Stored records:
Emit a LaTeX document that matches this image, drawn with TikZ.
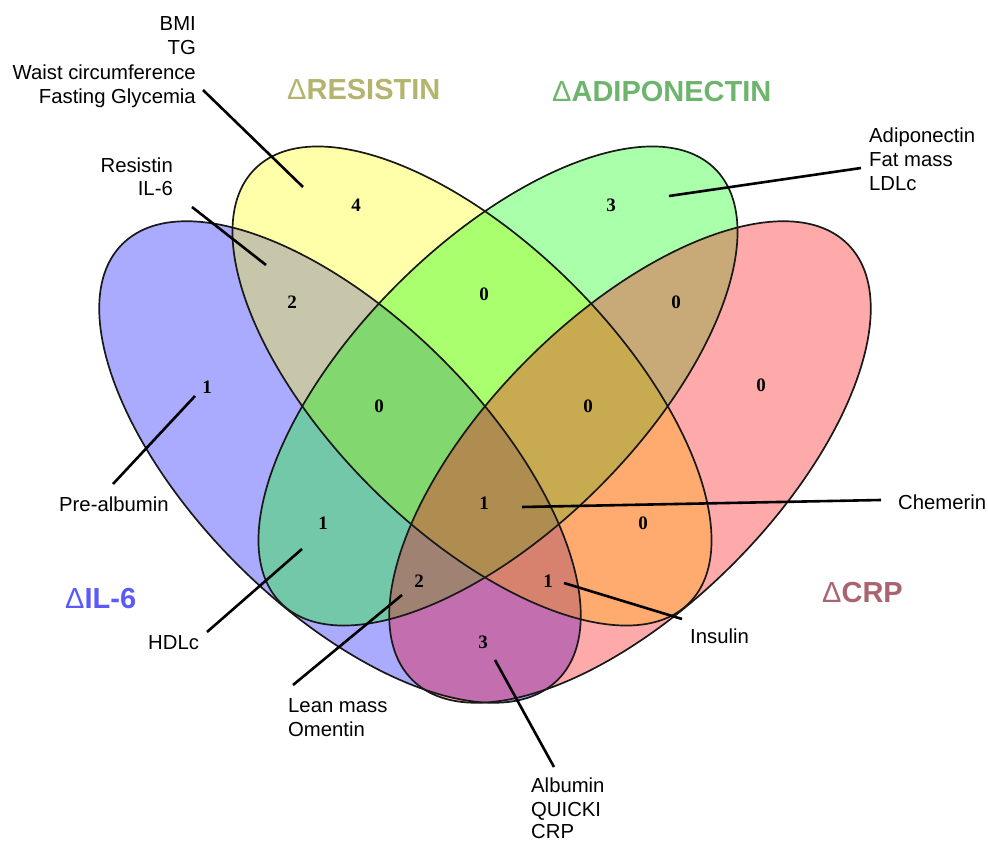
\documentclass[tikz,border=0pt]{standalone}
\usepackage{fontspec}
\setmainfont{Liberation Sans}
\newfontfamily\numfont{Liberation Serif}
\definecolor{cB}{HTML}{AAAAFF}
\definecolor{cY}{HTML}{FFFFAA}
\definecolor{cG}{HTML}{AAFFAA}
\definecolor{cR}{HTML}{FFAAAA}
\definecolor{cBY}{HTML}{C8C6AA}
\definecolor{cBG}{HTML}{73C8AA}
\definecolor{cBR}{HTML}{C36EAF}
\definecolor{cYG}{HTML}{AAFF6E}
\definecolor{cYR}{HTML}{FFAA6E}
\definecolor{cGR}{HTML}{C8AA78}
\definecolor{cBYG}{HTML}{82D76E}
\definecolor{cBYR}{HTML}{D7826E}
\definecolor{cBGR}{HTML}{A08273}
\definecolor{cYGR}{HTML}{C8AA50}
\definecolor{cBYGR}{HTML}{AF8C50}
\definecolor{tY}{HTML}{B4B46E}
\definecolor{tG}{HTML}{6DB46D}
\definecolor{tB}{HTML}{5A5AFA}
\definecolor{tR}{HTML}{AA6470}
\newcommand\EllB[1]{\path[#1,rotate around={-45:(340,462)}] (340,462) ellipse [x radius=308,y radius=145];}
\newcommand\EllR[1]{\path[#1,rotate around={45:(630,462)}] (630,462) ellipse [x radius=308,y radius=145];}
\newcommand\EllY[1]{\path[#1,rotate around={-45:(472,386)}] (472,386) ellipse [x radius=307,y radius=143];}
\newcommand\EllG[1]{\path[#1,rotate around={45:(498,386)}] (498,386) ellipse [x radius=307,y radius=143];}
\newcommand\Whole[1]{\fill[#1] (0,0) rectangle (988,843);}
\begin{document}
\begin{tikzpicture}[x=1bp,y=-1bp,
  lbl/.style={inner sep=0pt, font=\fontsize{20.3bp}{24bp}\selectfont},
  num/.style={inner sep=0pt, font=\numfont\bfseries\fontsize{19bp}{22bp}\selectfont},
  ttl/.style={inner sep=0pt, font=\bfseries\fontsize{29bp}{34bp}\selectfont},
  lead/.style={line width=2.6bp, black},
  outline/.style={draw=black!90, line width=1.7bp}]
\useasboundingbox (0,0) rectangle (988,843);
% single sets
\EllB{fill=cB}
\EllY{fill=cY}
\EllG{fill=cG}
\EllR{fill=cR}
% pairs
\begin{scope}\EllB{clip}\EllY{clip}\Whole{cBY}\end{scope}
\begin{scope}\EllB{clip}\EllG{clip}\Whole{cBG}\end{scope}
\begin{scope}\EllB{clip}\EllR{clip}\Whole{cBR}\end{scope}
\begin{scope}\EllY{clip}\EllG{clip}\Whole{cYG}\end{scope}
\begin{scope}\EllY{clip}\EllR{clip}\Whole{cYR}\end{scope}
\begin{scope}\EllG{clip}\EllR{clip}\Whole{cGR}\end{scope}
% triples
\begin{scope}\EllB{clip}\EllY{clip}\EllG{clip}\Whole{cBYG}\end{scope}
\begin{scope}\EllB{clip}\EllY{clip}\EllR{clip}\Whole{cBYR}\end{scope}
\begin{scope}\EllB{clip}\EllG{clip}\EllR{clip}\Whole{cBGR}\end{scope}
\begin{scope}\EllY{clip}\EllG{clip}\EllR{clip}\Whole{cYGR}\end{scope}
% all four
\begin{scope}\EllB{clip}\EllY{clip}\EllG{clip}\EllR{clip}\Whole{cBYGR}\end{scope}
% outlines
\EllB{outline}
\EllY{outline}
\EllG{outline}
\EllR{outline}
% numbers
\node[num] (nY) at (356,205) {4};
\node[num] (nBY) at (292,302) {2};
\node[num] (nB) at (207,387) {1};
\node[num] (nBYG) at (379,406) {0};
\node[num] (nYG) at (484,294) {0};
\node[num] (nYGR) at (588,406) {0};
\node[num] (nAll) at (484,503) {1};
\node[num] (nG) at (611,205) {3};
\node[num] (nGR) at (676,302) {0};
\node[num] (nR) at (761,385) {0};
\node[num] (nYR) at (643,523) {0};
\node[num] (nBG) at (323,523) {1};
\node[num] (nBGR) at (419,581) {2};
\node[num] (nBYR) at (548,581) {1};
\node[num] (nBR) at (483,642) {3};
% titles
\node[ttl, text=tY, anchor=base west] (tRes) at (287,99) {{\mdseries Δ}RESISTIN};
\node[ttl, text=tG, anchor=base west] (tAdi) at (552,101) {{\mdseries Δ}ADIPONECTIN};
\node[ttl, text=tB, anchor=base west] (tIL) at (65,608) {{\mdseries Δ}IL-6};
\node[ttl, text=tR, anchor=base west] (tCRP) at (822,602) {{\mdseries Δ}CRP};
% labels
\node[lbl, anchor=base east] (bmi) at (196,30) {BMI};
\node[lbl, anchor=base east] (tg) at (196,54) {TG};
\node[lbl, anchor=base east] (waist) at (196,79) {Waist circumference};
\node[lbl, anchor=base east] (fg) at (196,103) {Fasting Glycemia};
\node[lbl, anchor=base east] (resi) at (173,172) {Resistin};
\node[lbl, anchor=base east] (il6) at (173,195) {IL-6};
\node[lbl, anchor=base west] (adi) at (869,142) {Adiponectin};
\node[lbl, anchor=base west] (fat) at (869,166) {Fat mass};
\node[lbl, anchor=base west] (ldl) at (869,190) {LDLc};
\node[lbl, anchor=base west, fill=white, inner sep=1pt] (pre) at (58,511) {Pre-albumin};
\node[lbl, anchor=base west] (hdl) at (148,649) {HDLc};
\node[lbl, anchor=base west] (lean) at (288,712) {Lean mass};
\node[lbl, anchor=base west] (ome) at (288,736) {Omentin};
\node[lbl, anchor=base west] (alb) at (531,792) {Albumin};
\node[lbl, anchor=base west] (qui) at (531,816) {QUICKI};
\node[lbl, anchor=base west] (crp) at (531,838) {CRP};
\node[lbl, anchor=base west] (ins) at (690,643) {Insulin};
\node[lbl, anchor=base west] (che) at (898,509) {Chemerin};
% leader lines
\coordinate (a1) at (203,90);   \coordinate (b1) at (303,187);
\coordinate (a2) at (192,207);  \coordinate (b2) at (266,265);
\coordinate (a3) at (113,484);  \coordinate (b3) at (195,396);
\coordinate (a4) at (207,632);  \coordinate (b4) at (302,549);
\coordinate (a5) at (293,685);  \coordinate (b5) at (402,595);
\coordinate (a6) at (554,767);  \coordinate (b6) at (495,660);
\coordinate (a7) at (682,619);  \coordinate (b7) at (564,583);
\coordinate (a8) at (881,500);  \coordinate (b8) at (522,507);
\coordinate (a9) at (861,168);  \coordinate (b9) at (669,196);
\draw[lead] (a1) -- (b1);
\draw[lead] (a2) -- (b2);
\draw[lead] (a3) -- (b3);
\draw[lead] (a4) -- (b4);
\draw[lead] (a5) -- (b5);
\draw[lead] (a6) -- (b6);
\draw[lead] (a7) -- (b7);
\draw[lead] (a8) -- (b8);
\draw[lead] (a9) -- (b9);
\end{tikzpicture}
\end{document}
...
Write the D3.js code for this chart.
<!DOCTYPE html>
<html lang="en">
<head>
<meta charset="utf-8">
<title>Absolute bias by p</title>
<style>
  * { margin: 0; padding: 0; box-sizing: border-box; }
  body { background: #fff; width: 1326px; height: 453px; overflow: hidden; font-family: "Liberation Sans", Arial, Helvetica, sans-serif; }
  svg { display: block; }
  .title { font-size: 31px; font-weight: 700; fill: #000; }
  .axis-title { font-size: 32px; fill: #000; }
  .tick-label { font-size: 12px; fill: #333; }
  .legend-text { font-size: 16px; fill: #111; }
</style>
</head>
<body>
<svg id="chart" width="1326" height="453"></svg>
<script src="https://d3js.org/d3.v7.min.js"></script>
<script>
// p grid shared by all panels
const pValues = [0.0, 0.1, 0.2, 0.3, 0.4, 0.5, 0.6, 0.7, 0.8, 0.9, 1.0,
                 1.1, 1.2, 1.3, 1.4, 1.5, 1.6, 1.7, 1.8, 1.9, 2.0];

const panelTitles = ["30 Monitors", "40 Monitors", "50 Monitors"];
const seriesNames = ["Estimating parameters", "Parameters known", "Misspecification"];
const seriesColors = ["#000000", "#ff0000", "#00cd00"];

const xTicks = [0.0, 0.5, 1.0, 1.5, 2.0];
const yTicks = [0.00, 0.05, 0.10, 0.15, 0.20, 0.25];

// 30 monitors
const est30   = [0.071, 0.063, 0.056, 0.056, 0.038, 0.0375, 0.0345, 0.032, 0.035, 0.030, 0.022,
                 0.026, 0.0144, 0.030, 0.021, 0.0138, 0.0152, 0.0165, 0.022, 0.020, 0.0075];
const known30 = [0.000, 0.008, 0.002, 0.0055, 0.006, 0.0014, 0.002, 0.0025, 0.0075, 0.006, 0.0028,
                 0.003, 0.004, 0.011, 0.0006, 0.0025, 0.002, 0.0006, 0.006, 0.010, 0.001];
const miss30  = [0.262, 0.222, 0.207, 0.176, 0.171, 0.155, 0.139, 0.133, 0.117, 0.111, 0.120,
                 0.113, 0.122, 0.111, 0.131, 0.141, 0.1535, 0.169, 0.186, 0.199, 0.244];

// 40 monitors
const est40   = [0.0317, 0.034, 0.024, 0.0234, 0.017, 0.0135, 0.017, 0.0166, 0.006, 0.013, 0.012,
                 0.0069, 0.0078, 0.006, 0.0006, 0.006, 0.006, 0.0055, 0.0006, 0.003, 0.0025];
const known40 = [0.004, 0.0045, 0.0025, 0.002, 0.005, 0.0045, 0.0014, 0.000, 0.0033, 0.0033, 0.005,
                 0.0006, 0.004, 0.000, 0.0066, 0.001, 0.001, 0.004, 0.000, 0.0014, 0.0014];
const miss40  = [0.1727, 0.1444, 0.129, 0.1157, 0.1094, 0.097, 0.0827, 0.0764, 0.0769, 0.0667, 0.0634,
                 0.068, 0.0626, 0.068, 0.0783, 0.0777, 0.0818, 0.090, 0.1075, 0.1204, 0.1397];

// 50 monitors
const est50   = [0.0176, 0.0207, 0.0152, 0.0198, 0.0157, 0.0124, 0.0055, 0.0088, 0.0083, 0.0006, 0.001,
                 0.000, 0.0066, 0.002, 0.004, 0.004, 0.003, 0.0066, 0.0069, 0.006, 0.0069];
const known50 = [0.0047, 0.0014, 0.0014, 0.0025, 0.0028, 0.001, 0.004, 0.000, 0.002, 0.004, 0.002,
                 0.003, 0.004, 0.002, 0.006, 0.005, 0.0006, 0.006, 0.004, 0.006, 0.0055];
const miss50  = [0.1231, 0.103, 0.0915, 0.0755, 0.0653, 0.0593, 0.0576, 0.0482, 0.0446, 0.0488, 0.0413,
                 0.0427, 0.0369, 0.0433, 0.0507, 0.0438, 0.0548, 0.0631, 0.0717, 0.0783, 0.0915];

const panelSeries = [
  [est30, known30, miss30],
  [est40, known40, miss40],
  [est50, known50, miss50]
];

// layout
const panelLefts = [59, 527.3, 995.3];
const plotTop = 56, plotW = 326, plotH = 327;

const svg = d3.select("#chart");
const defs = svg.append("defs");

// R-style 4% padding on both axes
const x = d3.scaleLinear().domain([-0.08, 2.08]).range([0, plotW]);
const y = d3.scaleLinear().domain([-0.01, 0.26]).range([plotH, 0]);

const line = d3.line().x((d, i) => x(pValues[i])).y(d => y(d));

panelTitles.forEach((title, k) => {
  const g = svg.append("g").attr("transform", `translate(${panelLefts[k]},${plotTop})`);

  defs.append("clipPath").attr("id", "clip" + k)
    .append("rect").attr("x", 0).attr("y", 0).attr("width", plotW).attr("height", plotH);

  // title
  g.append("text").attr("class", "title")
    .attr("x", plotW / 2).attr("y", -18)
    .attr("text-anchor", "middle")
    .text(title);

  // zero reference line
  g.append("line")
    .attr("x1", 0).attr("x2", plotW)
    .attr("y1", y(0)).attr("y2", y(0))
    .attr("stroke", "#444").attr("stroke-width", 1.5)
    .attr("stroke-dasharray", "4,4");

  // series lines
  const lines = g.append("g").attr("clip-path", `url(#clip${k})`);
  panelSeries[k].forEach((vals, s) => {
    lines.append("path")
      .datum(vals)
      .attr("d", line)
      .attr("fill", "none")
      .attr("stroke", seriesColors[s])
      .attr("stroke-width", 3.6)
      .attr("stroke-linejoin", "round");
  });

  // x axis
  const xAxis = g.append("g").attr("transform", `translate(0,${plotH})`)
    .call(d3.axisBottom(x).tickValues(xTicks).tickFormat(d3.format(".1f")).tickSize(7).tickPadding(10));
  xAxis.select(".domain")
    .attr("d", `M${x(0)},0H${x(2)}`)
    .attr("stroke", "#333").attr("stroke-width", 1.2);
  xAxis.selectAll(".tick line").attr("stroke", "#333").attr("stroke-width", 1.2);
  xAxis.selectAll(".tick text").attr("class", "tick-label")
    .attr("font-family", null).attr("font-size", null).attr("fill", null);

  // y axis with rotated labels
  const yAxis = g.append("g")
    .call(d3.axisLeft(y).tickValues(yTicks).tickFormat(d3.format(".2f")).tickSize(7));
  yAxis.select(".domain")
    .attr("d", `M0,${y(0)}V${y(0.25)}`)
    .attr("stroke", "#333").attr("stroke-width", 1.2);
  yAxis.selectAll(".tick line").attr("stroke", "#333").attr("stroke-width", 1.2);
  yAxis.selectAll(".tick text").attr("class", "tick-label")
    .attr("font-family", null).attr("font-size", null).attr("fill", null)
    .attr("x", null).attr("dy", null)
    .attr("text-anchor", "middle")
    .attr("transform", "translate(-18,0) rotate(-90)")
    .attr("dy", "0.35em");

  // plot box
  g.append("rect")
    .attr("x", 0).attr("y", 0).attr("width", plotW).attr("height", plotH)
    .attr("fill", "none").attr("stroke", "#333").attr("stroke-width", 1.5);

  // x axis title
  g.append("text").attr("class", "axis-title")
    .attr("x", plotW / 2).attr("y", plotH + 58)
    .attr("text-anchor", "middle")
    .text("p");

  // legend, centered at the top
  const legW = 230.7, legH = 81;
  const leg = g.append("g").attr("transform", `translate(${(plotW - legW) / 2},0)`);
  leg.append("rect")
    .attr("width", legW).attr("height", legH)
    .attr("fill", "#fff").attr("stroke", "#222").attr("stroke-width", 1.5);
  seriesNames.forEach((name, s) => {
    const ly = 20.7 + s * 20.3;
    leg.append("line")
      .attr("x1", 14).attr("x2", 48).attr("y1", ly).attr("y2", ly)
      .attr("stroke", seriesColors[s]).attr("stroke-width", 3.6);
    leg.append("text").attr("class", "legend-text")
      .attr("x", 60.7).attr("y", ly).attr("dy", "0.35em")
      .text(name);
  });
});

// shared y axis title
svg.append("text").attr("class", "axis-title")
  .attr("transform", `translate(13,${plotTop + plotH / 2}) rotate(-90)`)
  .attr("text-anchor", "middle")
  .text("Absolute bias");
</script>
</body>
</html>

Given exercise:
Extract all lines from the material above that include the word "with".

Output of the exercise:
Emit a LaTeX document that matches this image, drawn with TikZ.
  // y axis with rotated labels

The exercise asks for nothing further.